The Erosion of Conventions vs. The Rise of the Executive Order
Each model faces a unique and distinct modern challenge to its foundational principles. In the parliamentary system, the primary challenge is the erosion of its unwritten conventions. The comparison between the historical precedent of the Crichel Down Affair and the modern reality of the SNC-Lavalin affair demonstrates that the unwritten rules of ministerial responsibility, once seen as an ironclad safeguard, are now subject to the whims of political will and party discipline.25
Conversely, the presidential system faces the challenge of an increasingly powerful and unilateral executive, as seen in the frequent use of Executive Orders. While these actions are subject to judicial review, their proliferation represents a modern challenge to the system’s foundational principles of legislative compromise and deliberation.32 Executive orders can be used to bypass the legislative process, creating a de-facto “imperial presidency” that concentrates significant power in the hands of a single individual.32
Case Name | Jurisdiction | Central Legal Question | Principle Established |
United States v.

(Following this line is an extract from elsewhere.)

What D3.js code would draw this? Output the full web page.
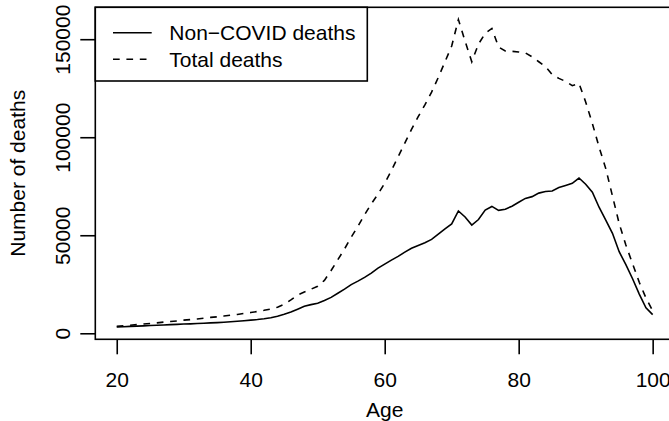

Nixon | U.S. | Is executive privilege absolute? 11 | Executive privilege is not absolute and must yield to judicial process 11 |
Clinton v. Jones | U.S. | Is a sitting President immune from civil suit for unofficial acts? 13 | No, a President has no immunity for unofficial acts committed before office 13 |
R (Miller) v The Prime Minister | U.K. | Is the use of the Royal Prerogative to prorogue Parliament justiciable? 28 | Yes, prerogative powers are reviewable if they frustrate the constitutional functions of Parliament 28 |
R (on the application of Evans) v Attorney General | U.K. | Can the executive use statutory power to veto a court judgment? 29 | No, the executive cannot set aside a court’s decision without express statutory authority 29 |
Reference Re Supreme Court Act | Canada | Can Parliament unilaterally change the composition of the Supreme Court? 31 | No, fundamental changes to the Supreme Court require a constitutional amendment 31 |
Conclusion
The analysis of executive accountability in presidential and parliamentary systems reveals that each model, while distinct in its constitutional design, faces similar pressures in the 21st century. The presidential system, with its rigid separation of powers, is a resolute bulwark against rapid change, but its efficacy is often hindered by political gridlock and the de-facto politicization of mechanisms like impeachment. The parliamentary system, founded on the fusion of powers, is highly responsive and decisive, but its accountability mechanisms are increasingly fragile in the face of strong party discipline and the erosion of unwritten conventions. In both models, the judiciary has emerged as the most consistent and potent check on executive power, willing to intervene to protect constitutional principles when political branches are either unwilling or unable to do so. The landmark rulings in cases like United States v. Nixon, R (Miller) v The Prime Minister, and Reference Re Supreme Court Act demonstrate a global trend toward judicial guardianship of democratic norms. Ultimately, the effectiveness of executive accountability in the modern era relies less on the specific constitutional blueprint and more on the presence of a robust and independent judiciary, a vigilant citizenry, and a political culture that respects the foundational principles of its democratic institutions.